Data, collected through face-to-face and online surveys, reveals an over five-fold increase, in just two years, in the percentage of people who considered migrating internationally – 43 percent in 2021 up from 8 percent in 2019. However, only a fraction – 3 percent – actually made concrete plans to migrate. Family separation and high costs associated with migrating were cited as deterrents.

Most migrants, 55 percent, were said to have hired a smuggler at an average cost of US$7,500 per person, while migrating through legal channels came at a cost of U$4,500. For 89 percent of people, the United States was their intended destination country.

The report sheds light on the linkages between food insecurity and migration from Central America, noting that food insecure people are three times more likely to make concrete plans to migrate than people who are not.

Food insecurity has seen a dramatic rise in Central America as the economic fallout of the COVID-19 pandemic and poverty continue to make it harder for families to feed themselves. As of October 2021, WFP estimates that the number of food insecure people in El Salvador, Guatemala and Honduras grew three-fold to 6.4 million, from 2.2 million people in 2019.

In addition, migration flows were impacted by violence and insecurity, as well as climate-related shocks such as severe droughts in the Central American Dry Corridor and more frequent and stronger storms in the Atlantic. The devastating twin hurricanes that hit Central America in November 2020 are two major storms that contributed to the deterioration of living conditions for populations that were already vulnerable.

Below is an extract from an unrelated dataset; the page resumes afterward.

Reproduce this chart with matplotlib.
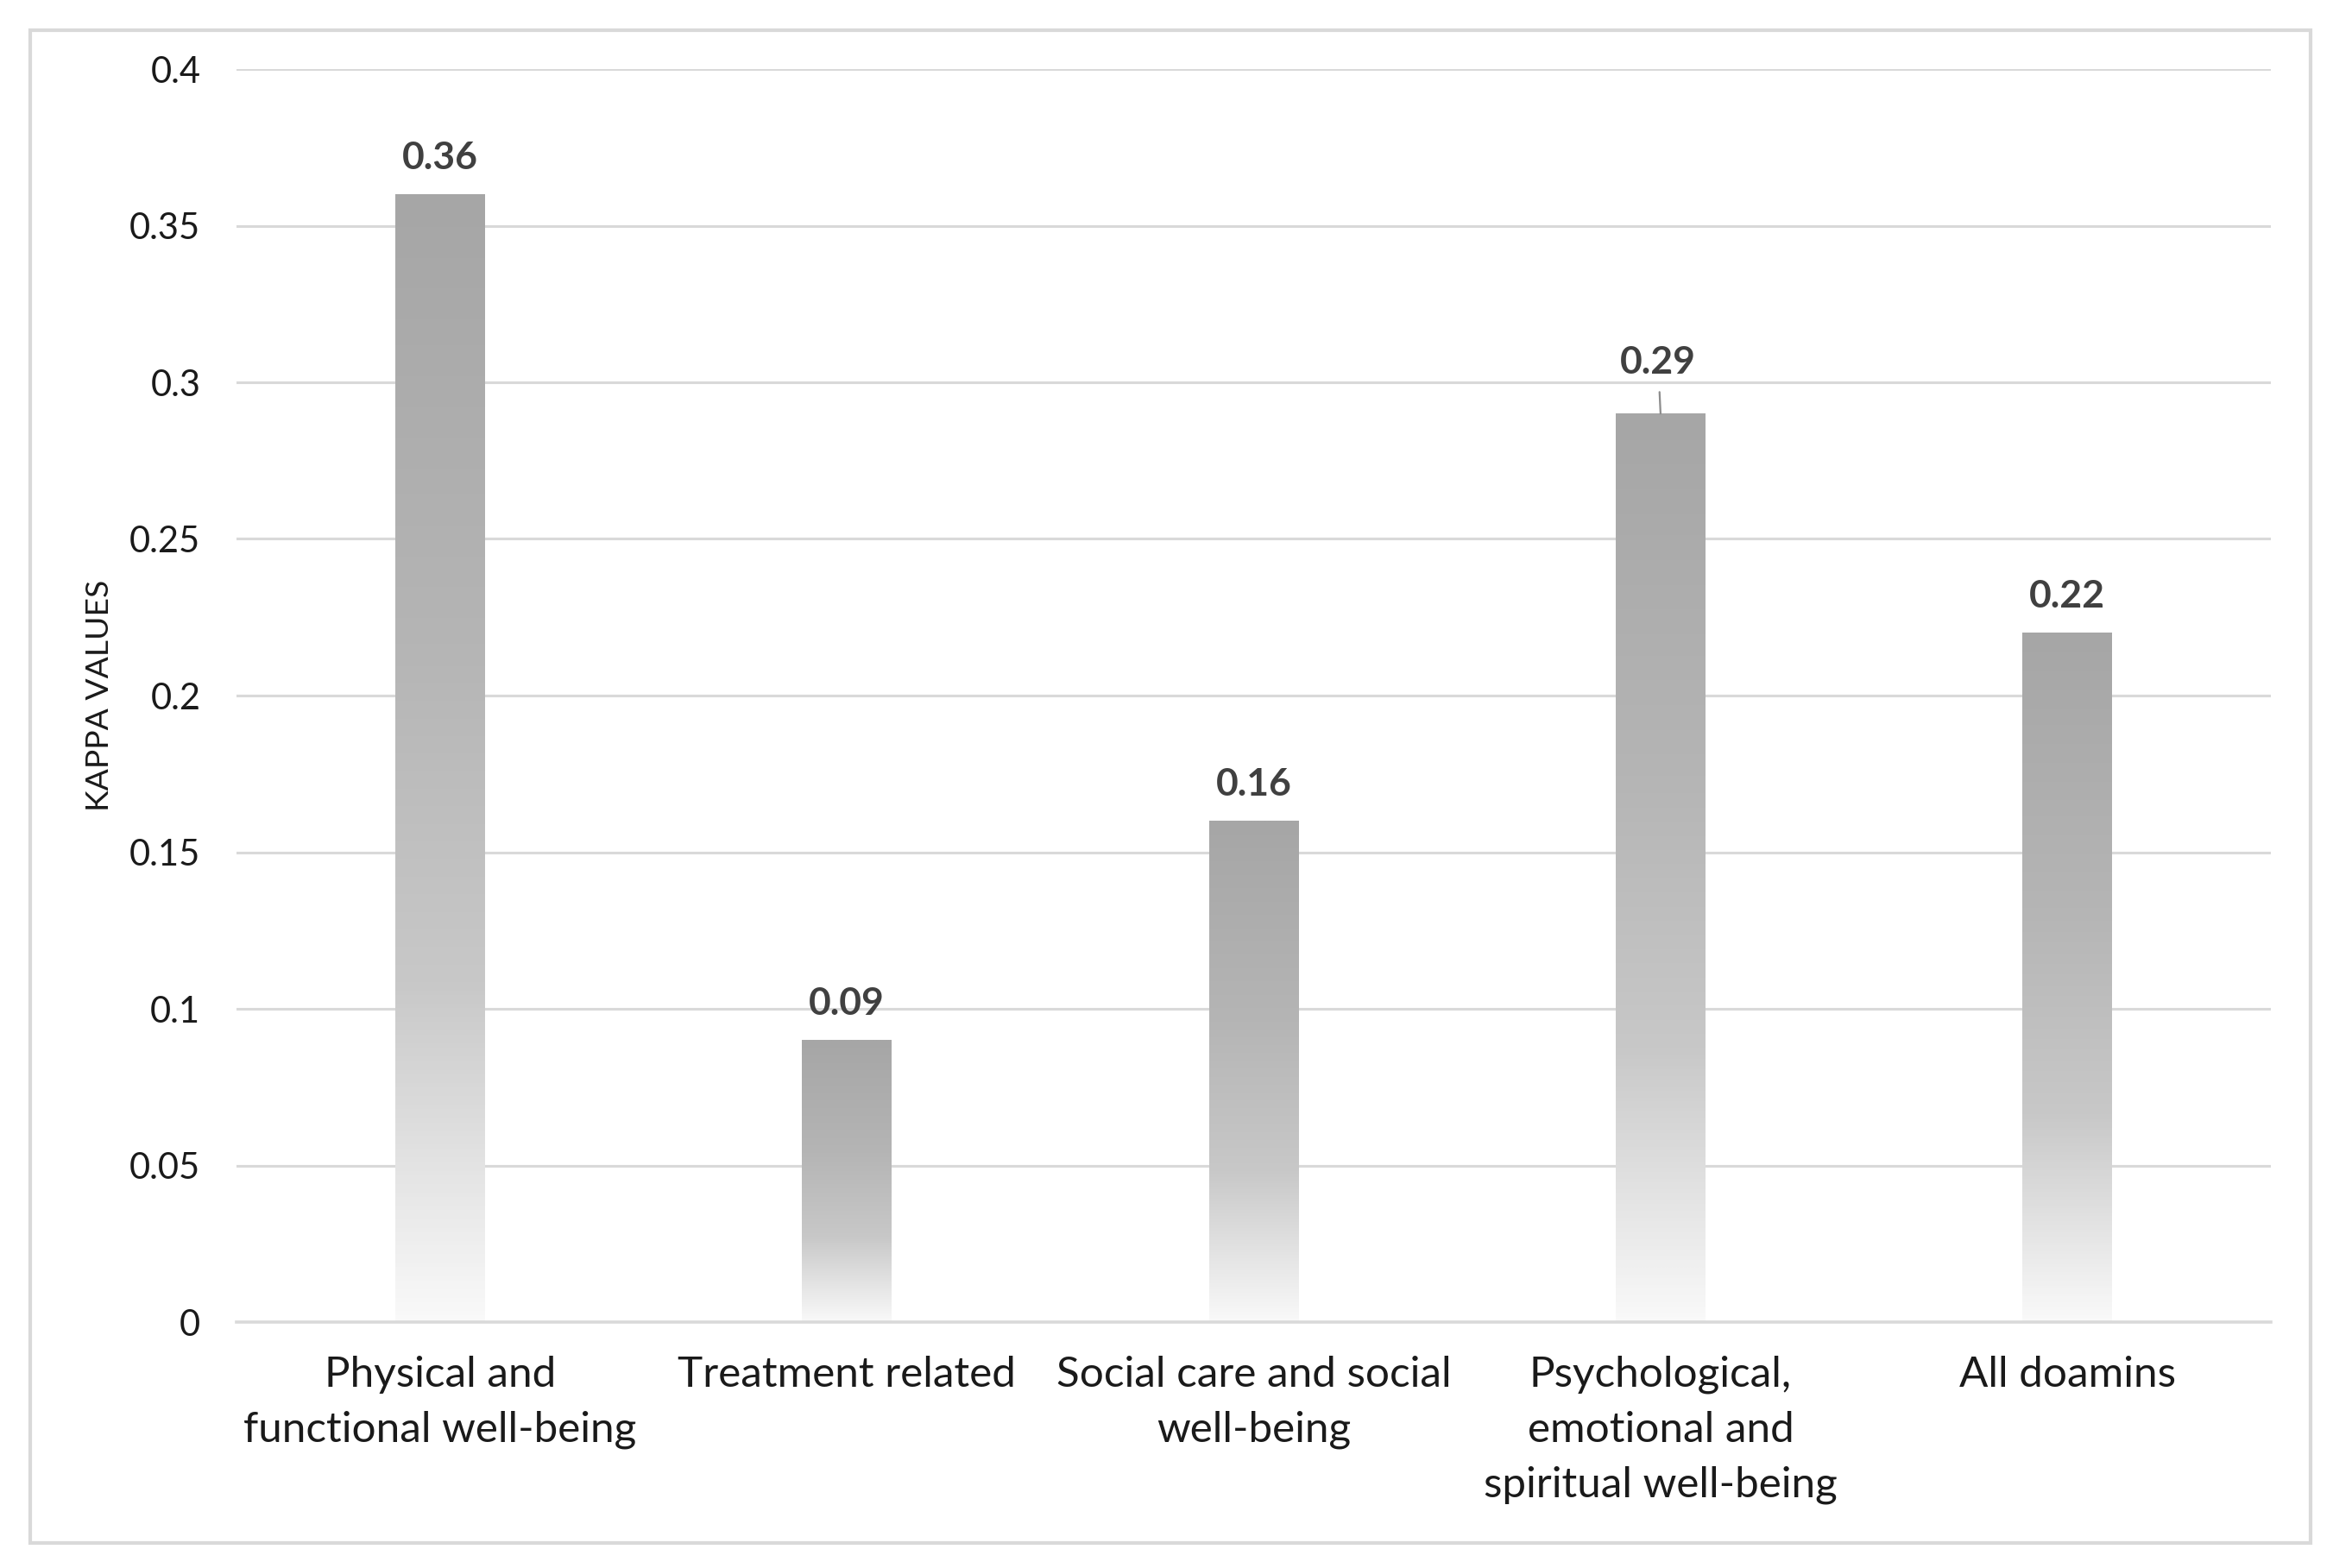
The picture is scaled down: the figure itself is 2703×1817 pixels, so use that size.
import numpy as np
import matplotlib
matplotlib.use("Agg")
import matplotlib.pyplot as plt
from matplotlib.colors import LinearSegmentedColormap
from matplotlib.patches import Rectangle

categories = ["Physical and\nfunctional well-being", "Treatment related",
              "Social care and social\nwell-being",
              "Psychological,\nemotional and\nspiritual well-being", "All doamins"]
values = [0.36, 0.09, 0.16, 0.29, 0.22]
value_labels = ["0.36", "0.09", "0.16", "0.29", "0.22"]
yticks = [0, 0.05, 0.1, 0.15, 0.2, 0.25, 0.3, 0.35, 0.4]
ytick_labels = ["0", "0.05", "0.1", "0.15", "0.2", "0.25", "0.3", "0.35", "0.4"]

plt.rcParams['font.family'] = ['Lato', 'DejaVu Sans']

W, H, DPI = 2703, 1817, 200
fig = plt.figure(figsize=(W / DPI, H / DPI), dpi=DPI)
fig.patch.set_facecolor("white")

ax = fig.add_axes([274 / W, 1 - 1532 / H, (2631 - 274) / W, (1532 - 80) / H])

# outer border
fig.patches.append(Rectangle((35 / W, 1 - 1788 / H), (2677 - 35) / W, (1788 - 35) / H,
                             transform=fig.transFigure, fill=False,
                             edgecolor="#D9D9D9", linewidth=1.5, zorder=0))

x = np.arange(len(categories))
bw = 0.22
bars = ax.bar(x, values, width=bw, color="none", edgecolor="none", zorder=2)

cmap = LinearSegmentedColormap.from_list(
    "g", [(0.0, "#F9F9F9"), (0.12, "#E6E6E6"), (0.3, "#C8C8C8"),
          (0.6, "#B5B5B5"), (1.0, "#A6A6A6")])
grad = np.linspace(0, 1, 256).reshape(-1, 1)
for b in bars:
    x0, w, h = b.get_x(), b.get_width(), b.get_height()
    ax.imshow(grad, cmap=cmap, origin="lower", aspect="auto",
              extent=(x0, x0 + w, 0, h), zorder=2, interpolation="bilinear")

ax.set_xlim(-0.5, len(categories) - 0.5)
ax.set_ylim(0, 0.4)
ax.set_yticks(yticks)
ax.set_yticklabels(ytick_labels)
ax.set_xticks(x)
ax.set_xticklabels(categories, fontsize=17.8, color="#1A1A1A", linespacing=1.55, va="top")
ax.tick_params(axis="y", length=0, pad=15, labelsize=15, labelcolor="#1A1A1A")
ax.tick_params(axis="x", length=0, pad=14)
ax.grid(axis="y", color="#D9D9D9", linewidth=1.1, zorder=0)
ax.set_axisbelow(True)
for s in ["top", "right", "left"]:
    ax.spines[s].set_visible(False)
ax.spines["bottom"].set_color("#D9D9D9")
ax.spines["bottom"].set_linewidth(1.3)

ax.set_ylabel("KAPPA VALUES", fontsize=13.4, color="#1A1A1A")
ax.yaxis.set_label_coords(-(274 - 132) / (2631 - 274), 0.5)

for i, (v, lab) in enumerate(zip(values, value_labels)):
    if lab == "0.29":
        ax.annotate(lab, xy=(x[i], v), xytext=(-1, 14), textcoords="offset points",
                    ha="center", va="bottom", fontsize=16, fontweight="bold",
                    color="#404040",
                    arrowprops=dict(arrowstyle="-", color="#8C8C8C", lw=0.8,
                                    shrinkA=3, shrinkB=0))
    else:
        ax.annotate(lab, xy=(x[i], v), xytext=(0, 8), textcoords="offset points",
                    ha="center", va="bottom", fontsize=16, fontweight="bold",
                    color="#404040")

fig.savefig("out.png", dpi=DPI, facecolor="white")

While highlighting the push factors of migration from Central America, the report also presents governments with a blueprint to address its root causes including initiatives that are linked to economic recovery, livelihoods, and food security for people who are most likely to migrate irregularly.

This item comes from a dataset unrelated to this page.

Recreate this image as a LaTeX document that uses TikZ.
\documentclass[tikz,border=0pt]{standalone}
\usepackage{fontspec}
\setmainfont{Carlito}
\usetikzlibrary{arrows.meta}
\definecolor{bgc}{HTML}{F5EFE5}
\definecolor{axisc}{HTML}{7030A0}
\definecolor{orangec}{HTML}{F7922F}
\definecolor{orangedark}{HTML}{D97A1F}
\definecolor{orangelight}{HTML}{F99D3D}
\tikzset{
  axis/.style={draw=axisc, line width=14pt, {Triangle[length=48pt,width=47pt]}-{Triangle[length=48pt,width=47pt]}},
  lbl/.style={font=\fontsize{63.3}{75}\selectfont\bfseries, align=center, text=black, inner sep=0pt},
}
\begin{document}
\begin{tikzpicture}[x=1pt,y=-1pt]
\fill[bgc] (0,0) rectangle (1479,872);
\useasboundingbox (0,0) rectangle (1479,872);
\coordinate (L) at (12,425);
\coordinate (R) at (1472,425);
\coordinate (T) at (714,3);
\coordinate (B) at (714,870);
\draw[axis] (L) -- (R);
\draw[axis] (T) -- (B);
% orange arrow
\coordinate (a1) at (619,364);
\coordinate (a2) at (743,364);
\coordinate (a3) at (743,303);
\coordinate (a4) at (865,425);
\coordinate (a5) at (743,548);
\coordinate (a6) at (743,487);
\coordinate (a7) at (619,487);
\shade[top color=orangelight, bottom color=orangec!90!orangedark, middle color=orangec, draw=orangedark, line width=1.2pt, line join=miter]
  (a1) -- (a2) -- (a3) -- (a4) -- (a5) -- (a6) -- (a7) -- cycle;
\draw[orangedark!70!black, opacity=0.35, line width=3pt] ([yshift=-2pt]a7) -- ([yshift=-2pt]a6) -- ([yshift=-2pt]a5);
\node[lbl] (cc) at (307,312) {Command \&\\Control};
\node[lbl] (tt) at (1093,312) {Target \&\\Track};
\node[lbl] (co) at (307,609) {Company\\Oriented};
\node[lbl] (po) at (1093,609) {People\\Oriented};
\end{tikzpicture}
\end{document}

The expansion of national social protection programmes that help alleviate poverty and eradicate hunger for at-risk populations is key to stemming migration. For example, cash-based transfers are a lifeline for people in need, allowing families to meet their essential needs. School feeding programmes offer more than a plate of food. They support local agriculture and represent savings for poor families.

Furthermore, the report recommends economic development and investment initiatives that are tailored to community needs, giving people the option to seek opportunities at home. These include agricultural programmes for smallholder farmers to build resilience to climate shocks, diversify crops and boost production, as well as job training programmes for youth and women in rural and urban areas. Creating incentives for the diaspora to invest in public works in local communities, would amplify the impact of remittances beyond individual households.

To shift irregular migration to legal channels, the report recommends that the United States and other migrant-destination countries in the region expand legal pathways for Central Americans, for example by increasing access to temporary employment visas.

“Given the repeated cyclical patterns of rising Central American migration northward, it is clearly time for a strategy that moves beyond unilateral enforcement actions to recognize not only the drivers of migration but also the nuanced contexts in El Salvador, Guatemala and Honduras that smart investment and community strengthening policies should address,” said Andrew Selee, president, Migration Policy Institute.